Seasonal Spotlight: Brussels Sprouts
This time of year, many people succumb to a condition called Brussels Sprouts Fatigue, a type of burnout that results from overexposure to Brussels sprouts dishes over the course of several months. Like pumpkin, sprouts are around for such a long time that we run the risk of hating them by the time winter sinks its claws. The best antidote to such a malady? Unique Brussels sprouts dishes that manage to impress, even after months of apathy.
River North’s shiny new Tortoise Club transcends diners to a time of glitz and glamor, thanks to the buttoned up waiters, wild pheasant pie, and aristocratic atmosphere. Chef Gray McNally sources ingredients from local farmers and foragers, and promises a fresh take on classic American cuisine, but I imagine that F. Scott Fitzgerald would be right at home eating shaved Brussels sprouts in honey-apple vinaigrette with red oak lettuce and almonds.
A stone’s throw from Tortoise Club, sprouts take on sweet, sour, and smokey flavors at Untitled. One of Chicago’s most clandestine restaurants, Untitled is an homage to Prohibition Era speakeasies and supper clubs, but with a little more creativity on the food front, with dishes such as wild boar salami, chocolate-bourbon duck, and caramel-bacon popcorn. Chef Joseph Heppe is another purporter of locality and seasonality when it comes to menu sourcing, and though the menu states it is meant for sharing, the only thing you’ll be sharing with your table mates if they attempt to eat some of your roasted Brussels sprouts with Navel orange sweet ‘n’ sour and smoked pecans is a vicious glare.

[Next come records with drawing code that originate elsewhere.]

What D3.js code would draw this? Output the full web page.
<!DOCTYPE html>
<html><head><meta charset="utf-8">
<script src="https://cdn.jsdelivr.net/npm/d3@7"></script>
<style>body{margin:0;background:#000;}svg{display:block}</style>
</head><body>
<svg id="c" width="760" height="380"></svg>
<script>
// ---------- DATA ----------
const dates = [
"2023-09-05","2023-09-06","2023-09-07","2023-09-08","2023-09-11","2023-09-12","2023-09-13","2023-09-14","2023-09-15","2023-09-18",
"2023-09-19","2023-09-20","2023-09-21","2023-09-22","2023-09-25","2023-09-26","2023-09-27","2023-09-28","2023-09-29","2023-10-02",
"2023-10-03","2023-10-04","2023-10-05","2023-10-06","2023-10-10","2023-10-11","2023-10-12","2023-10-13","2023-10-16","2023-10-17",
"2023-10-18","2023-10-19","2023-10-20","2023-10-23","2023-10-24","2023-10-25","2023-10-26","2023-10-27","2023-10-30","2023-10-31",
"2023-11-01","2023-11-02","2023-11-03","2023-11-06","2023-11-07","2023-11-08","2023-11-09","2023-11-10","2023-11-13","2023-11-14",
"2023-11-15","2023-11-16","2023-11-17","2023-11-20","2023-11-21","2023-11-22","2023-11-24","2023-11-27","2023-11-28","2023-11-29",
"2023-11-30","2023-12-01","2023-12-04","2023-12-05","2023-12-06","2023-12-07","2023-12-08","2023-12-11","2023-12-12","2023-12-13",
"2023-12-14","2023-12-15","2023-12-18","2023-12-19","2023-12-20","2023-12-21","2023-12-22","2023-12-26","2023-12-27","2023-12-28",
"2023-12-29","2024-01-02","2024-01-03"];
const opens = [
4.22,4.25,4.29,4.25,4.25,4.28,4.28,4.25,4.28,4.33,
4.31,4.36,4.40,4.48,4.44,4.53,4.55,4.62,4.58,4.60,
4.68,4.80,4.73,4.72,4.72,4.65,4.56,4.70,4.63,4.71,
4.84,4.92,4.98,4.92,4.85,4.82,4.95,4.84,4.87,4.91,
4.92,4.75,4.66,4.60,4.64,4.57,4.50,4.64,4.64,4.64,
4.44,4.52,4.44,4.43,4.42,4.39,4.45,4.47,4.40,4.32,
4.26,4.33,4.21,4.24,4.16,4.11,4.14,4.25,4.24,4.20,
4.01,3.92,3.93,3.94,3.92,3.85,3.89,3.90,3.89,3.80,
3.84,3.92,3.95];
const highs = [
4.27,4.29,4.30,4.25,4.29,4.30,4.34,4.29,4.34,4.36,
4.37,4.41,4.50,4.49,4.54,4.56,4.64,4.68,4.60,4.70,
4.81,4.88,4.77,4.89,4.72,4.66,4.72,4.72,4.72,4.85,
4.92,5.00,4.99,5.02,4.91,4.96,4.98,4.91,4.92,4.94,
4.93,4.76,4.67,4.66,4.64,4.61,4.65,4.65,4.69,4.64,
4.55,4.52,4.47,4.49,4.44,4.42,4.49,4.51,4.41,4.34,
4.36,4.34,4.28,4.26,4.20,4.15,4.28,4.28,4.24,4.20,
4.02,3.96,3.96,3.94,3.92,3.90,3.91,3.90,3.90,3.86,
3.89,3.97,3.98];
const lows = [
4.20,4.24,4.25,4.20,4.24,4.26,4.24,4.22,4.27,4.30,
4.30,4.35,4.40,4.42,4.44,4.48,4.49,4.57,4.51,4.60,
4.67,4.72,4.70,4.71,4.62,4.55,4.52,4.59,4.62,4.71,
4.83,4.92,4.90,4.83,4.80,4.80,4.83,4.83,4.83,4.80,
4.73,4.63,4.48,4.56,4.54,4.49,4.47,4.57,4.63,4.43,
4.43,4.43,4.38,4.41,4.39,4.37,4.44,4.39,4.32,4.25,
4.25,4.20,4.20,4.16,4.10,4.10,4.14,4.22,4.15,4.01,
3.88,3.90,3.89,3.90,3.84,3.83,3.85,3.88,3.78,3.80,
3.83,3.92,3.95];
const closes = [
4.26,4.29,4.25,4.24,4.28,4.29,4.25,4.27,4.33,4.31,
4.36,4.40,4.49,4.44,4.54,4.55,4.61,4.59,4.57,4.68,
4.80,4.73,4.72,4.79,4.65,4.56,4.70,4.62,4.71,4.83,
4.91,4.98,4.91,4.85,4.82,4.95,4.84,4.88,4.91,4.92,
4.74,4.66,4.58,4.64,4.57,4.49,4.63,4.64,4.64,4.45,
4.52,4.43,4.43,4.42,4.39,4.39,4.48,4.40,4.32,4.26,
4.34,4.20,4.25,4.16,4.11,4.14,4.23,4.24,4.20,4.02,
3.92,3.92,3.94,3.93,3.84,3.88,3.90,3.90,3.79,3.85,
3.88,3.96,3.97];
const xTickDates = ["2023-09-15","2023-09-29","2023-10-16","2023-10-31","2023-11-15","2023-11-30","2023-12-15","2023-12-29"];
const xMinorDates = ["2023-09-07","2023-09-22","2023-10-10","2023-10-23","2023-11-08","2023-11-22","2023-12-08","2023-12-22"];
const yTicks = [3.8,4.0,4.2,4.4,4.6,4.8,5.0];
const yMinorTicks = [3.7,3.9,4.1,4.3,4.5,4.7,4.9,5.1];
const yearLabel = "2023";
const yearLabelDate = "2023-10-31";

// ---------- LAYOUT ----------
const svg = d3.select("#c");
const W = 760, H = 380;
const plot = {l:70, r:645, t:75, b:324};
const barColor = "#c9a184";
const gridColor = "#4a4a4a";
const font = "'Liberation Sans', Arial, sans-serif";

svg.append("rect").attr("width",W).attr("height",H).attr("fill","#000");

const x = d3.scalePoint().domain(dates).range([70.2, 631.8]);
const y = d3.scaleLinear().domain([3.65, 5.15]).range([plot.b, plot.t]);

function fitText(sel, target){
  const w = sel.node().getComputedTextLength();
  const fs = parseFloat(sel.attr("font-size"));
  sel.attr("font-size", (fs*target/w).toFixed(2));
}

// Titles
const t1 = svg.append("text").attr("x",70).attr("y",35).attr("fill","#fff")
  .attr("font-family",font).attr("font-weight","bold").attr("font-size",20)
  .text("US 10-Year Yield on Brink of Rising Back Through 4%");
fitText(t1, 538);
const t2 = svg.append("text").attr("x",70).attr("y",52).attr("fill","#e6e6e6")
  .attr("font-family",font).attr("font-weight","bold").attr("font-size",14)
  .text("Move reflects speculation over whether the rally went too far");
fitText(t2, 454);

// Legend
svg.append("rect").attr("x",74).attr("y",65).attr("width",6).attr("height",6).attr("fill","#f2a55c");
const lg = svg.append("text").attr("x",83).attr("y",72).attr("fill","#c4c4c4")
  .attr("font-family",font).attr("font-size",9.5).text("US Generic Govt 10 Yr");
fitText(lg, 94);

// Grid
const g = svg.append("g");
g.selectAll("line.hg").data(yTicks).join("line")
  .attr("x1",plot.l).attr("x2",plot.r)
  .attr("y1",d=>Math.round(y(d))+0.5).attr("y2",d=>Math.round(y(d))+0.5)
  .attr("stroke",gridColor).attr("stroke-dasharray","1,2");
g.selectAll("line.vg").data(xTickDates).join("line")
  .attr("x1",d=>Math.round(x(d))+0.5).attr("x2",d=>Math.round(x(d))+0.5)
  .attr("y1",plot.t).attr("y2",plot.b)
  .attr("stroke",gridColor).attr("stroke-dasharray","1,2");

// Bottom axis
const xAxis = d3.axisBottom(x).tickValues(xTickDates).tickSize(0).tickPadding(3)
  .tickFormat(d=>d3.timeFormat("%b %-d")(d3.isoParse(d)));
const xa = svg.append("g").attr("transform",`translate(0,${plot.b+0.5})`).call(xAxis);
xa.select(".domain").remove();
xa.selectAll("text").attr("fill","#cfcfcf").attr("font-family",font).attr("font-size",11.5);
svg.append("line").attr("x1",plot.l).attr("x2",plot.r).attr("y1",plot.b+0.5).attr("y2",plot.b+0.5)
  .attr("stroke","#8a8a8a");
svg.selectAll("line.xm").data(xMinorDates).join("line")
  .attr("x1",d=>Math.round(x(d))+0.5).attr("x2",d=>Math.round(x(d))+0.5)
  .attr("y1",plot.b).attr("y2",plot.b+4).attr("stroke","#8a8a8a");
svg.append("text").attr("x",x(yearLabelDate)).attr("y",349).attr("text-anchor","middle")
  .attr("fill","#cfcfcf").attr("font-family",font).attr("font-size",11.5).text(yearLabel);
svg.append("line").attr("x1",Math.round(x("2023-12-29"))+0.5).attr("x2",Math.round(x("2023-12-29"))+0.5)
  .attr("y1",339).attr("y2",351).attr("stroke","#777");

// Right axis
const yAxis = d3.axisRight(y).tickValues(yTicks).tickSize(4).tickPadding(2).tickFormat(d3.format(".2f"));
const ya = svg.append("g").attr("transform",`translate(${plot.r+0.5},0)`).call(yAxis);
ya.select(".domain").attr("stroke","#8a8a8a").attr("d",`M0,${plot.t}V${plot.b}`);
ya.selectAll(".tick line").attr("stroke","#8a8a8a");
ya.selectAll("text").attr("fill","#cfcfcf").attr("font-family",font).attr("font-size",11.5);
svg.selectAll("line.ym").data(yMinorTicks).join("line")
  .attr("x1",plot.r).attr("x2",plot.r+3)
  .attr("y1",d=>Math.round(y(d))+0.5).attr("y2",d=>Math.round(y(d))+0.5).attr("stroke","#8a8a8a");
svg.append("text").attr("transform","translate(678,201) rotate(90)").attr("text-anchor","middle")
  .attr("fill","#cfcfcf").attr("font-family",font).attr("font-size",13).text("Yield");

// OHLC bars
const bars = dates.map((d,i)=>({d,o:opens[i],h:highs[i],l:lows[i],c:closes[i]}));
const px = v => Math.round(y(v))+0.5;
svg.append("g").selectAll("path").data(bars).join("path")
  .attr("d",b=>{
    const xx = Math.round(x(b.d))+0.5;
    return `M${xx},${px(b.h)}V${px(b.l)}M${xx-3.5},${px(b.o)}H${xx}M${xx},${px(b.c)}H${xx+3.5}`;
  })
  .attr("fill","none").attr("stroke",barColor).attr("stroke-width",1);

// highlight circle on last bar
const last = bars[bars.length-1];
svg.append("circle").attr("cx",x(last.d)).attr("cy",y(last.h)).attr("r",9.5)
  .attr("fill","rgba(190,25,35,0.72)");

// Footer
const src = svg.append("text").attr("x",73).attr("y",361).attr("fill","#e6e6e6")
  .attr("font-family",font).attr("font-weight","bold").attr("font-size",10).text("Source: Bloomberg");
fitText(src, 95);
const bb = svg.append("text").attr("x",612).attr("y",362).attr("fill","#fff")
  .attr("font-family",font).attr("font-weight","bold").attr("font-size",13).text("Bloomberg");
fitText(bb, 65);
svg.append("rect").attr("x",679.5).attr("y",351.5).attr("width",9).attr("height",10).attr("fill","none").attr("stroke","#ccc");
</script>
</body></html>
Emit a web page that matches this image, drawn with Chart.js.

Elsewhere in River North, which I am nicknaming Brussels Sprouts Square, the vegetable takes different turns at The Boarding House, Alpana Singh’s new palace of wine and food. The chef, Christian Gosselin, was raised on a family farm in a village in Quebec, and he brings those farm life mentalities to his work in the kitchen. The massive dining room menu is in full-on winter mode right now, and nothing screams of the season more than Gosselin’s Brussels sprouts and apple slaw, which he serves with a double bone-in pork chop, cheddar cheese grits and cippolini onions. Basically, it’s an edible hug. Sprouts are also available as a side, braised in bacon and pine nuts.
At smokin’ hot La Sirena Clandestina, chef/owner John Manion infuses South American flavor into heartland ingredients by combining shaved Brussels sprouts with almonds, charred radicchio, olive oil and Manchego cheese. Because nothing bad can come from the thought, “let’s put cheese on it.”
You can’t go wrong with Brussels sprouts pizza, now can you? No, you can not. At Balena, chef Chris Pandel flecks one of his pies with Brussels sprouts, pancetta, Pecorino and red onion. The chef has already proven his eager commitment to local sourcing and sustainable ingredients via his work at sister restaurant The Bristol, and Balena is no different.
Tasso ham, roasted parsnips and creamy chestnut vinaigrette sounds more like a savory sundae than a supporting cast to Brussels sprouts, but this is what you’ll find at Reno, Logan Square’s vibrant new cafe-by-day, Italian restaurant-by-night. Chef John Anderes has proven his chops at avec, where he worked as sous chef before opening Telegraph as executive chef, and a little while later, Reno.